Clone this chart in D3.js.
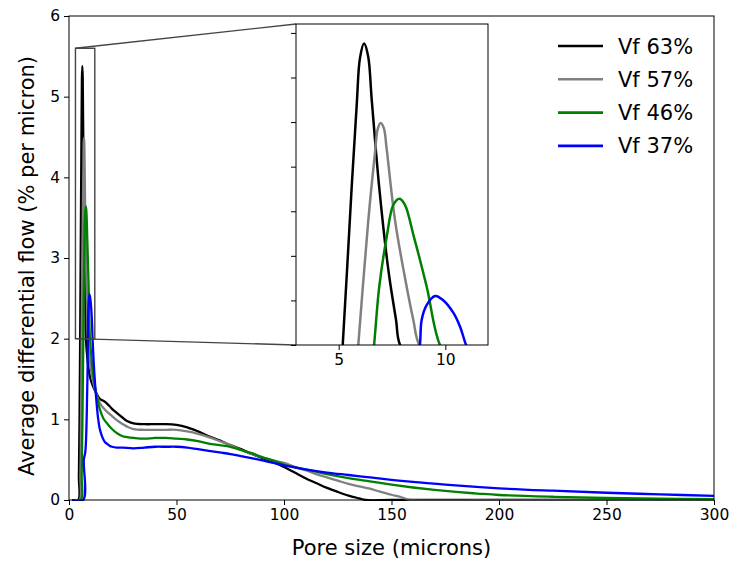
<!DOCTYPE html>
<html>
<head>
<meta charset="utf-8">
<script src="https://cdn.jsdelivr.net/npm/d3@7"></script>
<style>
  body { margin: 0; background: #fff; }
  svg { display: block; font-family: "DejaVu Sans", sans-serif; }
</style>
</head>
<body>
<svg id="chart" width="729" height="561"></svg>
<script>
// ---------------- data ----------------
const seriesNames = ["Vf 63%", "Vf 57%", "Vf 46%", "Vf 37%"];
const seriesColors = ["#000000", "#808080", "#008000", "#0000ff"];

const x63 = [1.5, 4.3, 4.6, 4.9, 5.19, 5.61, 5.85, 6.0, 6.19, 6.38, 6.55, 6.9, 7.33, 7.69, 7.88, 9, 10, 11, 12, 13, 14.4, 16, 18.3, 20, 22.2, 25, 27, 30, 35, 40, 45, 50, 55, 60, 65, 70, 75, 80, 85, 90, 95, 100, 105, 110, 115, 120, 125, 130, 135, 138, 150, 200, 250, 300];
const y63 = [0, 0, 0.3, 1.0, 2.0, 3.77, 4.71, 5.22, 5.38, 5.24, 4.75, 3.77, 2.84, 2.28, 2.0, 1.65, 1.5, 1.42, 1.36, 1.31, 1.25, 1.23, 1.18, 1.13, 1.08, 1.02, 0.98, 0.95, 0.94, 0.94, 0.94, 0.93, 0.9, 0.85, 0.79, 0.74, 0.68, 0.63, 0.57, 0.52, 0.47, 0.41, 0.34, 0.27, 0.21, 0.15, 0.1, 0.055, 0.02, 0, 0, 0, 0, 0];

const x57 = [1.5, 4.9, 5.3, 5.6, 5.92, 6.39, 6.7, 6.83, 6.97, 7.12, 7.25, 7.64, 8.19, 8.5, 8.78, 10, 11, 12, 13, 14.4, 16, 18.3, 20, 22.2, 25, 27, 30, 35, 40, 45, 50, 55, 60, 65, 70, 75, 80, 85, 90, 95, 100, 105, 110, 115, 120, 125, 130, 135, 140, 145, 150, 155, 158, 200, 250, 300];
const y57 = [0, 0, 0.3, 1.0, 2.0, 3.40, 4.15, 4.42, 4.49, 4.43, 4.2, 3.40, 2.65, 2.28, 2.0, 1.65, 1.5, 1.38, 1.29, 1.2, 1.14, 1.08, 1.04, 0.99, 0.94, 0.91, 0.88, 0.87, 0.87, 0.87, 0.87, 0.85, 0.82, 0.78, 0.73, 0.68, 0.62, 0.57, 0.53, 0.49, 0.46, 0.41, 0.37, 0.32, 0.28, 0.24, 0.2, 0.17, 0.14, 0.1, 0.065, 0.03, 0.005, 0, 0, 0];

const x46 = [1.5, 5.5, 5.9, 6.25, 6.66, 6.9, 7.25, 7.56, 7.84, 8.09, 8.53, 9.13, 9.75, 10.5, 11, 12, 13, 14.4, 16, 18.3, 20, 22.2, 25, 27, 30, 35, 40, 45, 50, 55, 60, 65, 70, 75, 80, 85, 90, 95, 100, 110, 120, 130, 140, 150, 160, 170, 180, 190, 200, 225, 250, 275, 300];
const y46 = [0, 0, 0.3, 1.0, 2.0, 2.65, 3.21, 3.57, 3.64, 3.58, 3.21, 2.65, 2.0, 1.75, 1.6, 1.42, 1.28, 1.12, 1.01, 0.93, 0.88, 0.83, 0.79, 0.78, 0.77, 0.76, 0.77, 0.77, 0.76, 0.75, 0.73, 0.70, 0.68, 0.66, 0.62, 0.58, 0.53, 0.49, 0.44, 0.38, 0.32, 0.27, 0.23, 0.19, 0.155, 0.125, 0.1, 0.08, 0.062, 0.04, 0.025, 0.016, 0.01];

const x37 = [1.5, 6.6, 6.9, 7.6, 8.5, 8.81, 8.89, 9.13, 9.52, 9.91, 10.38, 10.7, 10.97, 11.5, 12.1, 13, 13.6, 14.4, 15.5, 16.7, 18, 19, 20, 22.2, 25, 30, 35, 40, 45, 50, 55, 60, 70, 75, 80, 90, 100, 110, 120, 130, 140, 150, 160, 175, 200, 225, 250, 275, 300];
const y37 = [0, 0, 0.5, 0.6, 1.4, 2.0, 2.28, 2.45, 2.55, 2.50, 2.36, 2.2, 2.0, 1.7, 1.45, 1.15, 1.0, 0.87, 0.78, 0.72, 0.69, 0.67, 0.66, 0.65, 0.65, 0.64, 0.65, 0.66, 0.66, 0.66, 0.65, 0.63, 0.59, 0.57, 0.545, 0.49, 0.43, 0.38, 0.34, 0.31, 0.28, 0.25, 0.225, 0.19, 0.145, 0.115, 0.09, 0.07, 0.05];

const seriesX = [x63, x57, x46, x37];
const seriesY = [y63, y57, y46, y37];

const xTicks = [0, 50, 100, 150, 200, 250, 300];
const yTicks = [0, 1, 2, 3, 4, 5, 6];
const insetXTicks = [5, 10];
const insetYTicks = [2.0, 2.5, 3.0, 3.5, 4.0, 4.5, 5.0, 5.5];
const insetXDomain = [3, 12];
const insetYDomain = [2, 5.6];

// ---------------- layout ----------------
const svg = d3.select("#chart");
const M = { left: 69, right: 714, top: 16, bottom: 500 };
const INS = { left: 296, right: 488, top: 24, bottom: 345 };
const tickFont = 15.5, labelFont = 21;

const x = d3.scaleLinear().domain([0, 300]).range([M.left, M.right]);
const y = d3.scaleLinear().domain([0, 6]).range([M.bottom, M.top]);
const xi = d3.scaleLinear().domain(insetXDomain).range([INS.left, INS.right]);
const yi = d3.scaleLinear().domain(insetYDomain).range([INS.bottom, INS.top]);

const data = seriesNames.map((name, k) => ({
  name, color: seriesColors[k],
  pts: seriesX[k].map((xv, i) => [xv, seriesY[k][i]])
}));

const defs = svg.append("defs");
defs.append("clipPath").attr("id", "clipMain").append("rect")
  .attr("x", M.left).attr("y", M.top)
  .attr("width", M.right - M.left).attr("height", M.bottom - M.top + 1);
defs.append("clipPath").attr("id", "clipInset").append("rect")
  .attr("x", INS.left).attr("y", INS.top)
  .attr("width", INS.right - INS.left).attr("height", INS.bottom - INS.top);

// main lines
const lineMain = d3.line().x(d => x(d[0])).y(d => y(Math.max(0, d[1]))).curve(d3.curveCatmullRom.alpha(0.5));
const gMain = svg.append("g").attr("clip-path", "url(#clipMain)");
data.forEach(s => {
  gMain.append("path").attr("d", lineMain(s.pts))
    .attr("fill", "none").attr("stroke", s.color).attr("stroke-width", 2.3)
    .attr("stroke-linejoin", "round");
});

// main axes
const tickLen = 5;
const gx = svg.append("g").attr("transform", `translate(0,${M.bottom})`)
  .call(d3.axisBottom(x).tickValues(xTicks).tickSize(tickLen).tickPadding(4).tickFormat(d3.format("d")));
const gy = svg.append("g").attr("transform", `translate(${M.left},0)`)
  .call(d3.axisLeft(y).tickValues(yTicks).tickSize(tickLen).tickPadding(4).tickFormat(d3.format("d")));
[gx, gy].forEach(g => {
  g.select(".domain").remove();
  g.selectAll("text").attr("font-size", tickFont).attr("fill", "#000").attr("font-family", "DejaVu Sans");
  g.selectAll("line").attr("stroke", "#000");
});
svg.append("rect").attr("x", M.left).attr("y", M.top)
  .attr("width", M.right - M.left).attr("height", M.bottom - M.top)
  .attr("fill", "none").attr("stroke", "#000").attr("stroke-width", 1);

// axis labels
svg.append("text").attr("x", (M.left + M.right) / 2).attr("y", 555)
  .attr("text-anchor", "middle").attr("font-size", labelFont).attr("fill", "#000")
  .text("Pore size (microns)");
svg.append("text").attr("transform", `translate(34,${(M.top + M.bottom) / 2 + 8}) rotate(-90)`)
  .attr("text-anchor", "middle").attr("font-size", labelFont).attr("fill", "#000")
  .text("Average differential flow (% per micron)");

// inset indicator
const indColor = "#444";
svg.append("rect")
  .attr("x", x(insetXDomain[0])).attr("y", y(insetYDomain[1]))
  .attr("width", x(insetXDomain[1]) - x(insetXDomain[0]))
  .attr("height", y(insetYDomain[0]) - y(insetYDomain[1]))
  .attr("fill", "none").attr("stroke", indColor).attr("stroke-width", 1.4);
svg.append("line")
  .attr("x1", x(insetXDomain[0])).attr("y1", y(insetYDomain[1]))
  .attr("x2", INS.left).attr("y2", INS.top)
  .attr("stroke", indColor).attr("stroke-width", 1.4);
svg.append("line")
  .attr("x1", x(insetXDomain[0])).attr("y1", y(insetYDomain[0]))
  .attr("x2", INS.left).attr("y2", INS.bottom)
  .attr("stroke", indColor).attr("stroke-width", 1.4);

// inset
svg.append("rect").attr("x", INS.left).attr("y", INS.top)
  .attr("width", INS.right - INS.left).attr("height", INS.bottom - INS.top)
  .attr("fill", "#fff");
const lineIns = d3.line().x(d => xi(d[0])).y(d => yi(d[1])).curve(d3.curveCatmullRom.alpha(0.5));
const gIns = svg.append("g").attr("clip-path", "url(#clipInset)");
data.forEach(s => {
  gIns.append("path").attr("d", lineIns(s.pts))
    .attr("fill", "none").attr("stroke", s.color).attr("stroke-width", 2.5)
    .attr("stroke-linejoin", "round");
});
const gxi = svg.append("g").attr("transform", `translate(0,${INS.bottom})`)
  .call(d3.axisBottom(xi).tickValues(insetXTicks).tickSize(tickLen).tickPadding(4).tickFormat(d3.format("d")));
const gyi = svg.append("g").attr("transform", `translate(${INS.left},0)`)
  .call(d3.axisLeft(yi).tickValues(insetYTicks).tickSize(tickLen).tickFormat(""));
[gxi, gyi].forEach(g => {
  g.select(".domain").remove();
  g.selectAll("text").attr("font-size", tickFont).attr("fill", "#000").attr("font-family", "DejaVu Sans");
  g.selectAll("line").attr("stroke", "#000");
});
svg.append("rect").attr("x", INS.left).attr("y", INS.top)
  .attr("width", INS.right - INS.left).attr("height", INS.bottom - INS.top)
  .attr("fill", "none").attr("stroke", "#000").attr("stroke-width", 1);

// legend
const leg = svg.append("g");
data.forEach((s, i) => {
  const ly = 46 + i * 33.3;
  leg.append("line").attr("x1", 558).attr("x2", 603).attr("y1", ly).attr("y2", ly)
    .attr("stroke", s.color).attr("stroke-width", 2.6);
  leg.append("text").attr("x", 618).attr("y", ly).attr("dy", "0.36em")
    .attr("font-size", labelFont).attr("fill", "#000").text(s.name);
});
</script>
</body>
</html>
========
* Your task
Please take the lines from the beginning of the data above through the line holding "0.005, 0, 0, 0];" and transcribe them exactly, without any pictures.

* Full response
Clone this chart in D3.js.
<!DOCTYPE html>
<html>
<head>
<meta charset="utf-8">
<script src="https://cdn.jsdelivr.net/npm/d3@7"></script>
<style>
  body { margin: 0; background: #fff; }
  svg { display: block; font-family: "DejaVu Sans", sans-serif; }
</style>
</head>
<body>
<svg id="chart" width="729" height="561"></svg>
<script>
// ---------------- data ----------------
const seriesNames = ["Vf 63%", "Vf 57%", "Vf 46%", "Vf 37%"];
const seriesColors = ["#000000", "#808080", "#008000", "#0000ff"];

const x63 = [1.5, 4.3, 4.6, 4.9, 5.19, 5.61, 5.85, 6.0, 6.19, 6.38, 6.55, 6.9, 7.33, 7.69, 7.88, 9, 10, 11, 12, 13, 14.4, 16, 18.3, 20, 22.2, 25, 27, 30, 35, 40, 45, 50, 55, 60, 65, 70, 75, 80, 85, 90, 95, 100, 105, 110, 115, 120, 125, 130, 135, 138, 150, 200, 250, 300];
const y63 = [0, 0, 0.3, 1.0, 2.0, 3.77, 4.71, 5.22, 5.38, 5.24, 4.75, 3.77, 2.84, 2.28, 2.0, 1.65, 1.5, 1.42, 1.36, 1.31, 1.25, 1.23, 1.18, 1.13, 1.08, 1.02, 0.98, 0.95, 0.94, 0.94, 0.94, 0.93, 0.9, 0.85, 0.79, 0.74, 0.68, 0.63, 0.57, 0.52, 0.47, 0.41, 0.34, 0.27, 0.21, 0.15, 0.1, 0.055, 0.02, 0, 0, 0, 0, 0];

const x57 = [1.5, 4.9, 5.3, 5.6, 5.92, 6.39, 6.7, 6.83, 6.97, 7.12, 7.25, 7.64, 8.19, 8.5, 8.78, 10, 11, 12, 13, 14.4, 16, 18.3, 20, 22.2, 25, 27, 30, 35, 40, 45, 50, 55, 60, 65, 70, 75, 80, 85, 90, 95, 100, 105, 110, 115, 120, 125, 130, 135, 140, 145, 150, 155, 158, 200, 250, 300];
const y57 = [0, 0, 0.3, 1.0, 2.0, 3.40, 4.15, 4.42, 4.49, 4.43, 4.2, 3.40, 2.65, 2.28, 2.0, 1.65, 1.5, 1.38, 1.29, 1.2, 1.14, 1.08, 1.04, 0.99, 0.94, 0.91, 0.88, 0.87, 0.87, 0.87, 0.87, 0.85, 0.82, 0.78, 0.73, 0.68, 0.62, 0.57, 0.53, 0.49, 0.46, 0.41, 0.37, 0.32, 0.28, 0.24, 0.2, 0.17, 0.14, 0.1, 0.065, 0.03, 0.005, 0, 0, 0];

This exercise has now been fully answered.